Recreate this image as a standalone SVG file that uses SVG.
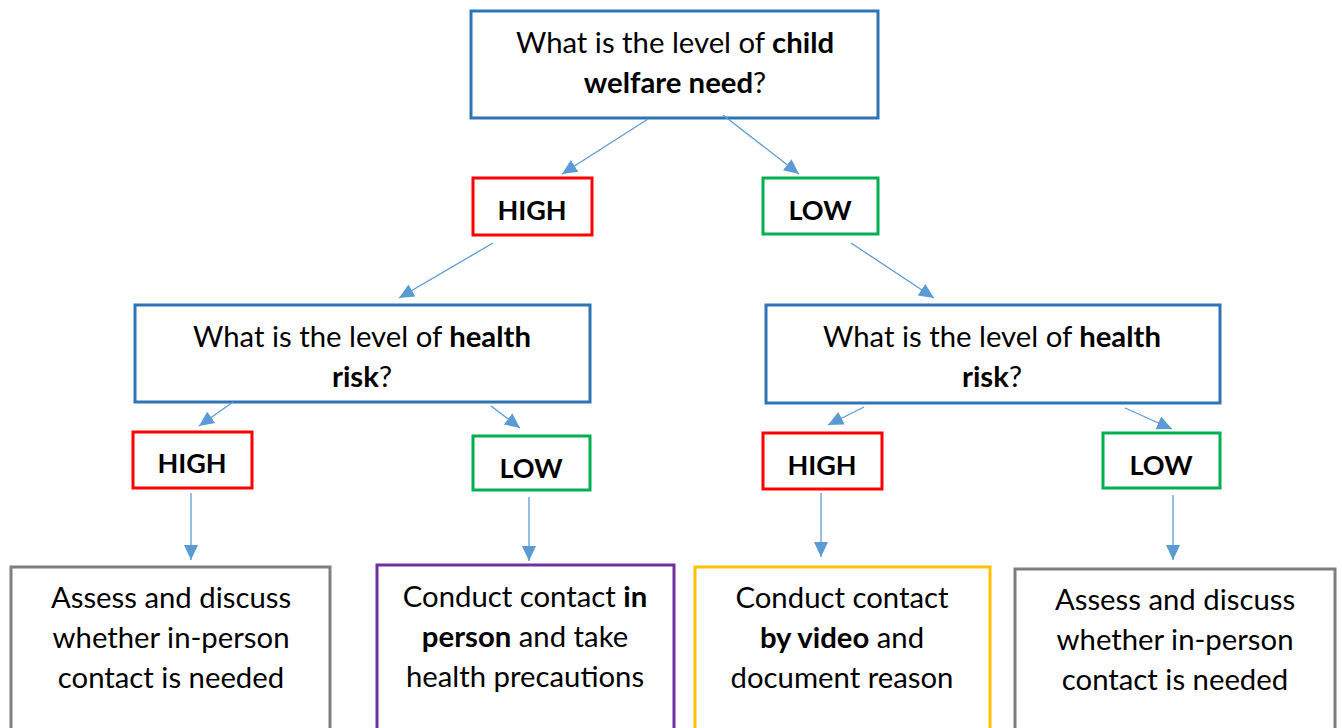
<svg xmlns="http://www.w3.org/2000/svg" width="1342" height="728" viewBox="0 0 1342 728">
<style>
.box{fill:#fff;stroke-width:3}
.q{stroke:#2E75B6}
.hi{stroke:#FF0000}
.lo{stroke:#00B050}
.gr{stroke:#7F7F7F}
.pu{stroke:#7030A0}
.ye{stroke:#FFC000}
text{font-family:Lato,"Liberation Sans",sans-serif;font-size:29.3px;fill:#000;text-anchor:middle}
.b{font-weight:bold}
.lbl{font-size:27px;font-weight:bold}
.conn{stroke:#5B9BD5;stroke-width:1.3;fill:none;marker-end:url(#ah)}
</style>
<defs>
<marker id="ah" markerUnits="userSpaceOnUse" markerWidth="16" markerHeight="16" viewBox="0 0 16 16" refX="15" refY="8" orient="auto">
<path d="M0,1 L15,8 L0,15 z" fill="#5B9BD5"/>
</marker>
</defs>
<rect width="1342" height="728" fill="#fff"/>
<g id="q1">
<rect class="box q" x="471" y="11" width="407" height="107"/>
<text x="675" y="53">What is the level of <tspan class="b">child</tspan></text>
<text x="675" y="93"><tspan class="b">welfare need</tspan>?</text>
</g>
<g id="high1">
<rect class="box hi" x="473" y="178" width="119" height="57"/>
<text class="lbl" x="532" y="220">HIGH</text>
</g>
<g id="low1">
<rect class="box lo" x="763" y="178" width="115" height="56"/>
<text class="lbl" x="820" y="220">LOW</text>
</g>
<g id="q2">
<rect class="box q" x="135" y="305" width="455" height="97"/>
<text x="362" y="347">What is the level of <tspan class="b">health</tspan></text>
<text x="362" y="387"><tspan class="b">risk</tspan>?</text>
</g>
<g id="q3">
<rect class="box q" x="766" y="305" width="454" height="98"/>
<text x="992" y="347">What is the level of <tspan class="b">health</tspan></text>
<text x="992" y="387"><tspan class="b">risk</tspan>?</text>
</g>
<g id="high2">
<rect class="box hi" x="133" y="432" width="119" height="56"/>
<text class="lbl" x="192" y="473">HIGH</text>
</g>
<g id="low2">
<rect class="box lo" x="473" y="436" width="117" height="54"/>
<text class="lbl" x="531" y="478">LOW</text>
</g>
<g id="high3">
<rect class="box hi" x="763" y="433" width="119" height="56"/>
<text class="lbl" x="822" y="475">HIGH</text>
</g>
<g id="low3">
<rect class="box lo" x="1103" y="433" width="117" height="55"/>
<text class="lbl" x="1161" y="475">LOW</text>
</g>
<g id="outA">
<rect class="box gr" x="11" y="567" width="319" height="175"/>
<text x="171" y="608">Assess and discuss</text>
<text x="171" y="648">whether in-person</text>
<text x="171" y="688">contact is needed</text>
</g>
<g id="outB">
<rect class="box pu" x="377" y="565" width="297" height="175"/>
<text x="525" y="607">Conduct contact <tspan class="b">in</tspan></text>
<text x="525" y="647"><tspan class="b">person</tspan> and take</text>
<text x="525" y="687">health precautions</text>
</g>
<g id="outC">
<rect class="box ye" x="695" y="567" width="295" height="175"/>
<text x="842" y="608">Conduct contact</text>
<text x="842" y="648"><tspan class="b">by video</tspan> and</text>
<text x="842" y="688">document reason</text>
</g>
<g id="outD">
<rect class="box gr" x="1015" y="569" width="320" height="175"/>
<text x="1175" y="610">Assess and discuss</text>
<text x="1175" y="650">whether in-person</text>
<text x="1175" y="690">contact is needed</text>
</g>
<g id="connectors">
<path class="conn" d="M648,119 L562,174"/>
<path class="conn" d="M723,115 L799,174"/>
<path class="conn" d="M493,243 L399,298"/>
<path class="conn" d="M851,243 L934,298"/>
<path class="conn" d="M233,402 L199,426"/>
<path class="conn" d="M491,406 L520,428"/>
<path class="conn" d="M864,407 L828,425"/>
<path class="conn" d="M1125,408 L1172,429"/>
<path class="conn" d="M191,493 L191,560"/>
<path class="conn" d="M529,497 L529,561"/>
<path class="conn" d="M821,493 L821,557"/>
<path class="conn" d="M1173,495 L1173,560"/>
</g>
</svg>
# # #
Copy the whole listing above word for word but do not carry over the pictures.

Recreate this image as a standalone SVG file that uses SVG.
<svg xmlns="http://www.w3.org/2000/svg" width="1342" height="728" viewBox="0 0 1342 728">
<style>
.box{fill:#fff;stroke-width:3}
.q{stroke:#2E75B6}
.hi{stroke:#FF0000}
.lo{stroke:#00B050}
.gr{stroke:#7F7F7F}
.pu{stroke:#7030A0}
.ye{stroke:#FFC000}
text{font-family:Lato,"Liberation Sans",sans-serif;font-size:29.3px;fill:#000;text-anchor:middle}
.b{font-weight:bold}
.lbl{font-size:27px;font-weight:bold}
.conn{stroke:#5B9BD5;stroke-width:1.3;fill:none;marker-end:url(#ah)}
</style>
<defs>
<marker id="ah" markerUnits="userSpaceOnUse" markerWidth="16" markerHeight="16" viewBox="0 0 16 16" refX="15" refY="8" orient="auto">
<path d="M0,1 L15,8 L0,15 z" fill="#5B9BD5"/>
</marker>
</defs>
<rect width="1342" height="728" fill="#fff"/>
<g id="q1">
<rect class="box q" x="471" y="11" width="407" height="107"/>
<text x="675" y="53">What is the level of <tspan class="b">child</tspan></text>
<text x="675" y="93"><tspan class="b">welfare need</tspan>?</text>
</g>
<g id="high1">
<rect class="box hi" x="473" y="178" width="119" height="57"/>
<text class="lbl" x="532" y="220">HIGH</text>
</g>
<g id="low1">
<rect class="box lo" x="763" y="178" width="115" height="56"/>
<text class="lbl" x="820" y="220">LOW</text>
</g>
<g id="q2">
<rect class="box q" x="135" y="305" width="455" height="97"/>
<text x="362" y="347">What is the level of <tspan class="b">health</tspan></text>
<text x="362" y="387"><tspan class="b">risk</tspan>?</text>
</g>
<g id="q3">
<rect class="box q" x="766" y="305" width="454" height="98"/>
<text x="992" y="347">What is the level of <tspan class="b">health</tspan></text>
<text x="992" y="387"><tspan class="b">risk</tspan>?</text>
</g>
<g id="high2">
<rect class="box hi" x="133" y="432" width="119" height="56"/>
<text class="lbl" x="192" y="473">HIGH</text>
</g>
<g id="low2">
<rect class="box lo" x="473" y="436" width="117" height="54"/>
<text class="lbl" x="531" y="478">LOW</text>
</g>
<g id="high3">
<rect class="box hi" x="763" y="433" width="119" height="56"/>
<text class="lbl" x="822" y="475">HIGH</text>
</g>
<g id="low3">
<rect class="box lo" x="1103" y="433" width="117" height="55"/>
<text class="lbl" x="1161" y="475">LOW</text>
</g>
<g id="outA">
<rect class="box gr" x="11" y="567" width="319" height="175"/>
<text x="171" y="608">Assess and discuss</text>
<text x="171" y="648">whether in-person</text>
<text x="171" y="688">contact is needed</text>
</g>
<g id="outB">
<rect class="box pu" x="377" y="565" width="297" height="175"/>
<text x="525" y="607">Conduct contact <tspan class="b">in</tspan></text>
<text x="525" y="647"><tspan class="b">person</tspan> and take</text>
<text x="525" y="687">health precautions</text>
</g>
<g id="outC">
<rect class="box ye" x="695" y="567" width="295" height="175"/>
<text x="842" y="608">Conduct contact</text>
<text x="842" y="648"><tspan class="b">by video</tspan> and</text>
<text x="842" y="688">document reason</text>
</g>
<g id="outD">
<rect class="box gr" x="1015" y="569" width="320" height="175"/>
<text x="1175" y="610">Assess and discuss</text>
<text x="1175" y="650">whether in-person</text>
<text x="1175" y="690">contact is needed</text>
</g>
<g id="connectors">
<path class="conn" d="M648,119 L562,174"/>
<path class="conn" d="M723,115 L799,174"/>
<path class="conn" d="M493,243 L399,298"/>
<path class="conn" d="M851,243 L934,298"/>
<path class="conn" d="M233,402 L199,426"/>
<path class="conn" d="M491,406 L520,428"/>
<path class="conn" d="M864,407 L828,425"/>
<path class="conn" d="M1125,408 L1172,429"/>
<path class="conn" d="M191,493 L191,560"/>
<path class="conn" d="M529,497 L529,561"/>
<path class="conn" d="M821,493 L821,557"/>
<path class="conn" d="M1173,495 L1173,560"/>
</g>
</svg>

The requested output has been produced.